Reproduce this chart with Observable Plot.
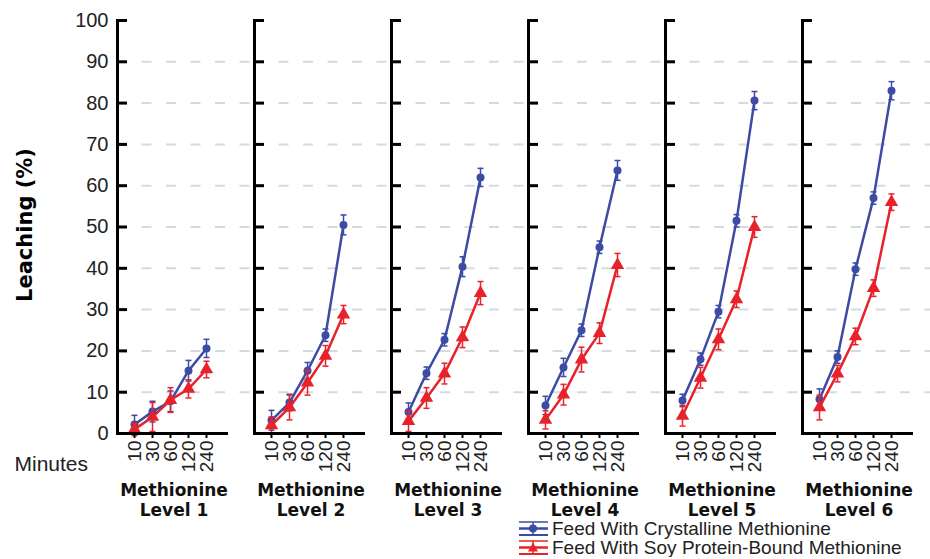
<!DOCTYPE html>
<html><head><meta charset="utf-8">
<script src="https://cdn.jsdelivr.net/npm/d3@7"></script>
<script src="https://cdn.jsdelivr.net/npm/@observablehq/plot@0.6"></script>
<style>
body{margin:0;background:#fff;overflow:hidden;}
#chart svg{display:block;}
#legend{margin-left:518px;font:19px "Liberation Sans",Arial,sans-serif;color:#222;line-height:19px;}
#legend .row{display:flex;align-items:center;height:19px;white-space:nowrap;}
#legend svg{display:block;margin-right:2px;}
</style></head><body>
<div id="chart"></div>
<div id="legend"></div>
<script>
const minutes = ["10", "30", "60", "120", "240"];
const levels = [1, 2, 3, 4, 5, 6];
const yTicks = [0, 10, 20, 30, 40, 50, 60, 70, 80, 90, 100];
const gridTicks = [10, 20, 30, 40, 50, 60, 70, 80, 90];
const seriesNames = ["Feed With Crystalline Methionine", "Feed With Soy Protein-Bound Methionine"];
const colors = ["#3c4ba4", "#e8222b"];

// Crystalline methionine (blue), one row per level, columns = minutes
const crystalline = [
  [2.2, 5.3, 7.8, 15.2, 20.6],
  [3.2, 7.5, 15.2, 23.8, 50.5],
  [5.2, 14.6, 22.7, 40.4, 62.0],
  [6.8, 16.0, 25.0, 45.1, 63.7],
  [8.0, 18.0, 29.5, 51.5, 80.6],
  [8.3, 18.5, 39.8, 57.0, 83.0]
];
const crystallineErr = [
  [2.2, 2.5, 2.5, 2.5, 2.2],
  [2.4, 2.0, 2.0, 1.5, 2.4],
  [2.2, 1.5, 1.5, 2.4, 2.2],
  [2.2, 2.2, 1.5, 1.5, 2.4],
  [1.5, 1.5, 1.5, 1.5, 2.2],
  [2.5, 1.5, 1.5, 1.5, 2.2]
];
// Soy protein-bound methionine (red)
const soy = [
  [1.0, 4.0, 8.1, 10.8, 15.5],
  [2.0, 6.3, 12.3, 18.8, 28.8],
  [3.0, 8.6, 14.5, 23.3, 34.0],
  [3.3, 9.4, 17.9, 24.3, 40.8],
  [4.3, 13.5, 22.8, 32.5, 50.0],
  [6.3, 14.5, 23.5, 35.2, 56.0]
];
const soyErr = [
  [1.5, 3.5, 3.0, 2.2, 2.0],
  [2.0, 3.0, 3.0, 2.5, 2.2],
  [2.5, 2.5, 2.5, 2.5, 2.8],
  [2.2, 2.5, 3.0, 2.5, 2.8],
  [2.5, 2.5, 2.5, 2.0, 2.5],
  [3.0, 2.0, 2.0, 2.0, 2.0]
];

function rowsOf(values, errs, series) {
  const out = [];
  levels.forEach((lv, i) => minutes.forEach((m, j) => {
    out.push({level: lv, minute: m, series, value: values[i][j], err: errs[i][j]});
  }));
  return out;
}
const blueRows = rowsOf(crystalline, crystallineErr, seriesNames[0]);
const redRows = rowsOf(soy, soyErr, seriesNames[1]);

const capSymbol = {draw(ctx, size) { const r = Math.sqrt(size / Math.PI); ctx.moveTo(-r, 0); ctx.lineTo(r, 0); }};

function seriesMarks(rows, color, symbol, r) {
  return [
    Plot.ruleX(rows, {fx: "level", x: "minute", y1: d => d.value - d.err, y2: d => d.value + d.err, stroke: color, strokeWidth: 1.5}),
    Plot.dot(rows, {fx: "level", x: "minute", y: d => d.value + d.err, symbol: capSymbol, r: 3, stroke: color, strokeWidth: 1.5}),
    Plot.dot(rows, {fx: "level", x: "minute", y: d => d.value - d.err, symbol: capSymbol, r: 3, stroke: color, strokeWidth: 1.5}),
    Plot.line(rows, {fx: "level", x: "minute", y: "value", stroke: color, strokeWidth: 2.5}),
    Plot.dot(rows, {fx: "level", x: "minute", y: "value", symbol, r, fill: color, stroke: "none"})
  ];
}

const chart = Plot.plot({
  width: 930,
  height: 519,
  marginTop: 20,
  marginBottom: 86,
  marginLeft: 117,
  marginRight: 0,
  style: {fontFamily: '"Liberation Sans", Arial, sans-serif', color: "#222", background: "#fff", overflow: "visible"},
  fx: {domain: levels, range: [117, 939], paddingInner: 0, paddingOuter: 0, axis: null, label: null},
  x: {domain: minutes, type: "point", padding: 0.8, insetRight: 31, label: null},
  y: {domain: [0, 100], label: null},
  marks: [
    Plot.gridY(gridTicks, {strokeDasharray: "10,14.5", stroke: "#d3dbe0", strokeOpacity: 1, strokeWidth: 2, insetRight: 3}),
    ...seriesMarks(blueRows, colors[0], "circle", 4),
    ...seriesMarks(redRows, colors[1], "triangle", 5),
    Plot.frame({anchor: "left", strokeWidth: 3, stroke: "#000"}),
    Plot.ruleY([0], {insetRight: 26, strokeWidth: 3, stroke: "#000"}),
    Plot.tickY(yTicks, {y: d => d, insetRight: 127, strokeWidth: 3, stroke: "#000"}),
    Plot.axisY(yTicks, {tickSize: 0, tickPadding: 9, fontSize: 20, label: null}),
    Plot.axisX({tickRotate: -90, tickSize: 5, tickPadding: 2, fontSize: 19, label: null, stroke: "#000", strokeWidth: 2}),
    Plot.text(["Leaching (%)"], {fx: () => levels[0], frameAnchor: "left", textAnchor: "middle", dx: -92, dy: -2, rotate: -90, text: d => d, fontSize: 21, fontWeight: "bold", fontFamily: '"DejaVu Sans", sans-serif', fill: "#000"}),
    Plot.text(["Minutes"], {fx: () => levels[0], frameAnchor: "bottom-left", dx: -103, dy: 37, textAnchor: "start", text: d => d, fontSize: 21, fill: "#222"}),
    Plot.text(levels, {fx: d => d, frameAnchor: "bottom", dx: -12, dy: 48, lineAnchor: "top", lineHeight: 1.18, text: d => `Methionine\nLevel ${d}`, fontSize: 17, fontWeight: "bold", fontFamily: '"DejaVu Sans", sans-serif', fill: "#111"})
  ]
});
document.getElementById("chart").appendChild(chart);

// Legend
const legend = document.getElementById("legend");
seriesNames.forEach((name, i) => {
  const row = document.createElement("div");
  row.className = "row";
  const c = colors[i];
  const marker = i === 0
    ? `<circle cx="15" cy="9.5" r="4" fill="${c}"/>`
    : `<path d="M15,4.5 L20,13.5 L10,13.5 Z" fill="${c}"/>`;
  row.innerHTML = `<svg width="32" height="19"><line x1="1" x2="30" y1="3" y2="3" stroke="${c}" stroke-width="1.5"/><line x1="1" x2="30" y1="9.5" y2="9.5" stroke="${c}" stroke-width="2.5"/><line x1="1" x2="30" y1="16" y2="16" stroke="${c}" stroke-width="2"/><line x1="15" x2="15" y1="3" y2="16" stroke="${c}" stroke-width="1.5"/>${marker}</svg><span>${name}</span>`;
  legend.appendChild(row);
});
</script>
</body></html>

──────────

Your task >> Transcribe the listing in full. Omit the pictures and keep every line exact.

Solution to this exercise >>
Reproduce this chart with Observable Plot.
<!DOCTYPE html>
<html><head><meta charset="utf-8">
<script src="https://cdn.jsdelivr.net/npm/d3@7"></script>
<script src="https://cdn.jsdelivr.net/npm/@observablehq/plot@0.6"></script>
<style>
body{margin:0;background:#fff;overflow:hidden;}
#chart svg{display:block;}
#legend{margin-left:518px;font:19px "Liberation Sans",Arial,sans-serif;color:#222;line-height:19px;}
#legend .row{display:flex;align-items:center;height:19px;white-space:nowrap;}
#legend svg{display:block;margin-right:2px;}
</style></head><body>
<div id="chart"></div>
<div id="legend"></div>
<script>
const minutes = ["10", "30", "60", "120", "240"];
const levels = [1, 2, 3, 4, 5, 6];
const yTicks = [0, 10, 20, 30, 40, 50, 60, 70, 80, 90, 100];
const gridTicks = [10, 20, 30, 40, 50, 60, 70, 80, 90];
const seriesNames = ["Feed With Crystalline Methionine", "Feed With Soy Protein-Bound Methionine"];
const colors = ["#3c4ba4", "#e8222b"];

// Crystalline methionine (blue), one row per level, columns = minutes
const crystalline = [
  [2.2, 5.3, 7.8, 15.2, 20.6],
  [3.2, 7.5, 15.2, 23.8, 50.5],
  [5.2, 14.6, 22.7, 40.4, 62.0],
  [6.8, 16.0, 25.0, 45.1, 63.7],
  [8.0, 18.0, 29.5, 51.5, 80.6],
  [8.3, 18.5, 39.8, 57.0, 83.0]
];
const crystallineErr = [
  [2.2, 2.5, 2.5, 2.5, 2.2],
  [2.4, 2.0, 2.0, 1.5, 2.4],
  [2.2, 1.5, 1.5, 2.4, 2.2],
  [2.2, 2.2, 1.5, 1.5, 2.4],
  [1.5, 1.5, 1.5, 1.5, 2.2],
  [2.5, 1.5, 1.5, 1.5, 2.2]
];
// Soy protein-bound methionine (red)
const soy = [
  [1.0, 4.0, 8.1, 10.8, 15.5],
  [2.0, 6.3, 12.3, 18.8, 28.8],
  [3.0, 8.6, 14.5, 23.3, 34.0],
  [3.3, 9.4, 17.9, 24.3, 40.8],
  [4.3, 13.5, 22.8, 32.5, 50.0],
  [6.3, 14.5, 23.5, 35.2, 56.0]
];
const soyErr = [
  [1.5, 3.5, 3.0, 2.2, 2.0],
  [2.0, 3.0, 3.0, 2.5, 2.2],
  [2.5, 2.5, 2.5, 2.5, 2.8],
  [2.2, 2.5, 3.0, 2.5, 2.8],
  [2.5, 2.5, 2.5, 2.0, 2.5],
  [3.0, 2.0, 2.0, 2.0, 2.0]
];

function rowsOf(values, errs, series) {
  const out = [];
  levels.forEach((lv, i) => minutes.forEach((m, j) => {
    out.push({level: lv, minute: m, series, value: values[i][j], err: errs[i][j]});
  }));
  return out;
}
const blueRows = rowsOf(crystalline, crystallineErr, seriesNames[0]);
const redRows = rowsOf(soy, soyErr, seriesNames[1]);

const capSymbol = {draw(ctx, size) { const r = Math.sqrt(size / Math.PI); ctx.moveTo(-r, 0); ctx.lineTo(r, 0); }};

function seriesMarks(rows, color, symbol, r) {
  return [
    Plot.ruleX(rows, {fx: "level", x: "minute", y1: d => d.value - d.err, y2: d => d.value + d.err, stroke: color, strokeWidth: 1.5}),
    Plot.dot(rows, {fx: "level", x: "minute", y: d => d.value + d.err, symbol: capSymbol, r: 3, stroke: color, strokeWidth: 1.5}),
    Plot.dot(rows, {fx: "level", x: "minute", y: d => d.value - d.err, symbol: capSymbol, r: 3, stroke: color, strokeWidth: 1.5}),
    Plot.line(rows, {fx: "level", x: "minute", y: "value", stroke: color, strokeWidth: 2.5}),
    Plot.dot(rows, {fx: "level", x: "minute", y: "value", symbol, r, fill: color, stroke: "none"})
  ];
}

const chart = Plot.plot({
  width: 930,
  height: 519,
  marginTop: 20,
  marginBottom: 86,
  marginLeft: 117,
  marginRight: 0,
  style: {fontFamily: '"Liberation Sans", Arial, sans-serif', color: "#222", background: "#fff", overflow: "visible"},
  fx: {domain: levels, range: [117, 939], paddingInner: 0, paddingOuter: 0, axis: null, label: null},
  x: {domain: minutes, type: "point", padding: 0.8, insetRight: 31, label: null},
  y: {domain: [0, 100], label: null},
  marks: [
    Plot.gridY(gridTicks, {strokeDasharray: "10,14.5", stroke: "#d3dbe0", strokeOpacity: 1, strokeWidth: 2, insetRight: 3}),
    ...seriesMarks(blueRows, colors[0], "circle", 4),
    ...seriesMarks(redRows, colors[1], "triangle", 5),
    Plot.frame({anchor: "left", strokeWidth: 3, stroke: "#000"}),
    Plot.ruleY([0], {insetRight: 26, strokeWidth: 3, stroke: "#000"}),
    Plot.tickY(yTicks, {y: d => d, insetRight: 127, strokeWidth: 3, stroke: "#000"}),
    Plot.axisY(yTicks, {tickSize: 0, tickPadding: 9, fontSize: 20, label: null}),
    Plot.axisX({tickRotate: -90, tickSize: 5, tickPadding: 2, fontSize: 19, label: null, stroke: "#000", strokeWidth: 2}),
    Plot.text(["Leaching (%)"], {fx: () => levels[0], frameAnchor: "left", textAnchor: "middle", dx: -92, dy: -2, rotate: -90, text: d => d, fontSize: 21, fontWeight: "bold", fontFamily: '"DejaVu Sans", sans-serif', fill: "#000"}),
    Plot.text(["Minutes"], {fx: () => levels[0], frameAnchor: "bottom-left", dx: -103, dy: 37, textAnchor: "start", text: d => d, fontSize: 21, fill: "#222"}),
    Plot.text(levels, {fx: d => d, frameAnchor: "bottom", dx: -12, dy: 48, lineAnchor: "top", lineHeight: 1.18, text: d => `Methionine\nLevel ${d}`, fontSize: 17, fontWeight: "bold", fontFamily: '"DejaVu Sans", sans-serif', fill: "#111"})
  ]
});
document.getElementById("chart").appendChild(chart);

// Legend
const legend = document.getElementById("legend");
seriesNames.forEach((name, i) => {
  const row = document.createElement("div");
  row.className = "row";
  const c = colors[i];
  const marker = i === 0
    ? `<circle cx="15" cy="9.5" r="4" fill="${c}"/>`
    : `<path d="M15,4.5 L20,13.5 L10,13.5 Z" fill="${c}"/>`;
  row.innerHTML = `<svg width="32" height="19"><line x1="1" x2="30" y1="3" y2="3" stroke="${c}" stroke-width="1.5"/><line x1="1" x2="30" y1="9.5" y2="9.5" stroke="${c}" stroke-width="2.5"/><line x1="1" x2="30" y1="16" y2="16" stroke="${c}" stroke-width="2"/><line x1="15" x2="15" y1="3" y2="16" stroke="${c}" stroke-width="1.5"/>${marker}</svg><span>${name}</span>`;
  legend.appendChild(row);
});
</script>
</body></html>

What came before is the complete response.